Dans ce contexte complexe, certains critiques arguent que la répression des cryptomonnaies par le gouvernement est une réaction précipitée face à sa propre incapacité à gérer les défis économiques sous-jacents du pays. Plutôt que de s’attaquer à des problèmes structurels tels que la corruption, l’infrastructure inadéquate et une dépendance excessive envers les revenus pétroliers, le gouvernement aurait trouvé plus aisé de blâmer les cryptomonnaies.

Le Nigeria combat les cryptos alors que le naira chute drastiquement

Impact de la répression sur l’économie et l’innovation

L’intervention gouvernementale a engendré des craintes quant à ses implications potentielles sur l’innovation, l’investissement et l’inclusion financière au Nigeria. La régulation excessive pourrait pousser le trading de cryptomonnaies dans l’illégalité, privant ainsi les Nigérians de l’accès à des actifs numériques et entravant l’avancement technologique dans le secteur financier.

L’impact de l’interdiction des cryptomonnaies en 2021, et sa levée partielle en 2023, témoigne de l’approche fluctuante du gouvernement vis-à-vis de cette question. Cette incertitude réglementaire met en lumière la nécessité d’une approche plus nuancée, qui concilierait protection des investisseurs et intégrité du marché, tout en déverrouillant le plein potentiel des cryptomonnaies.

La situation appelle à une plus grande sensibilisation et à une éducation autour des devises numériques, tant pour les décideurs politiques que pour le grand public. La collaboration, plutôt que la confrontation, pourrait être bénéfique pour toutes les parties, comme l’ont démontré divers exemples de régulation fructueuse dans d’autres pays.

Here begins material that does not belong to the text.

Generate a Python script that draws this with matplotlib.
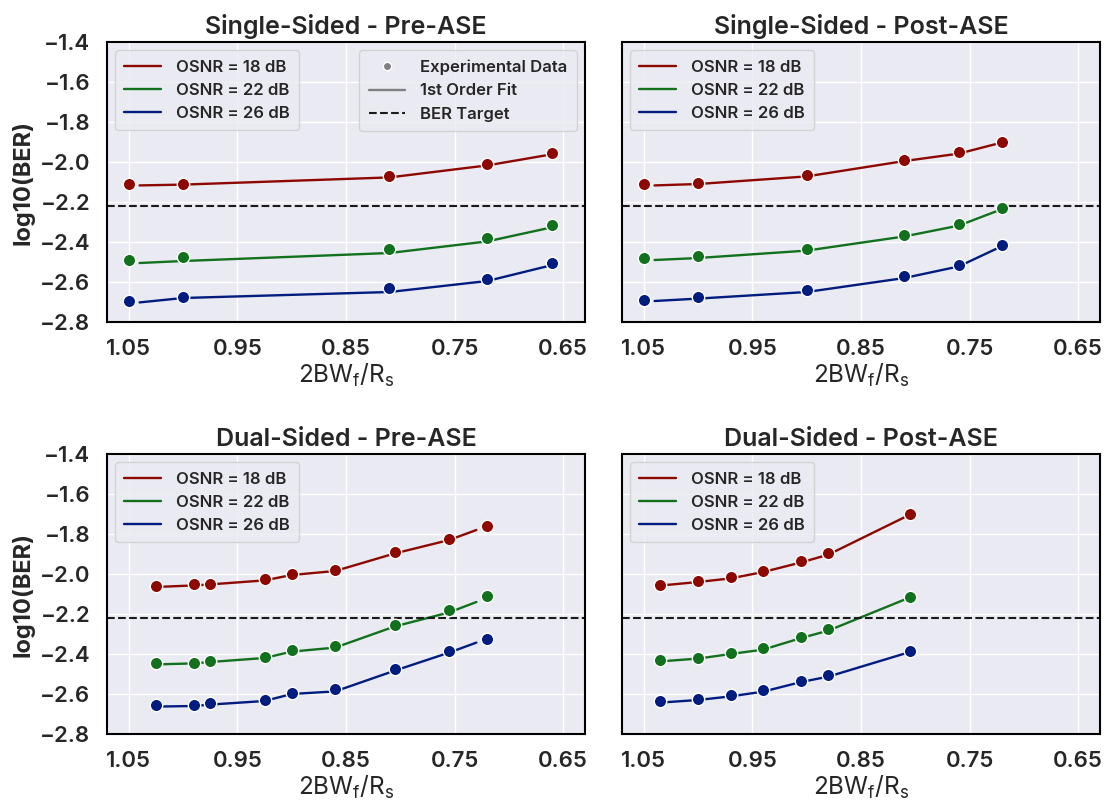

Vers une régulation constructive des cryptomonnaies

Au lieu de s’engager dans une lutte à sens unique contre les cryptomonnaies, le Nigeria pourrait considérer une régulation qui favorise à la fois la sécurité financière et l’innovation. La clé est de trouver un équilibre qui permette le développement des technologies financières tout en protégeant les consommateurs et en préservant la stabilité économique.

Une régulation informée pourrait emprunter aux meilleures pratiques internationales, en mettant l’accent sur la clarté des règles pour les acteurs du marché et en favorisant l’émergence d’une industrie crypto responsable et transparente. Les enjeux sont élevés, mais une telle approche pourrait éventuellement transformer les défis actuels en opportunités de croissance durable pour le Nigeria.

Nous considérons qu’une réponse stratégique et réfléchie, basée sur la collaboration et la compréhension profonde des cryptomonnaies, pourrait ouvrir la voie à un avenir économique plus inclusif et innovant pour le Nigeria. Ce faisant, le gouvernement marquerait sa volonté non seulement de réguler, mais aussi de participer activement à l’économie numérique globale.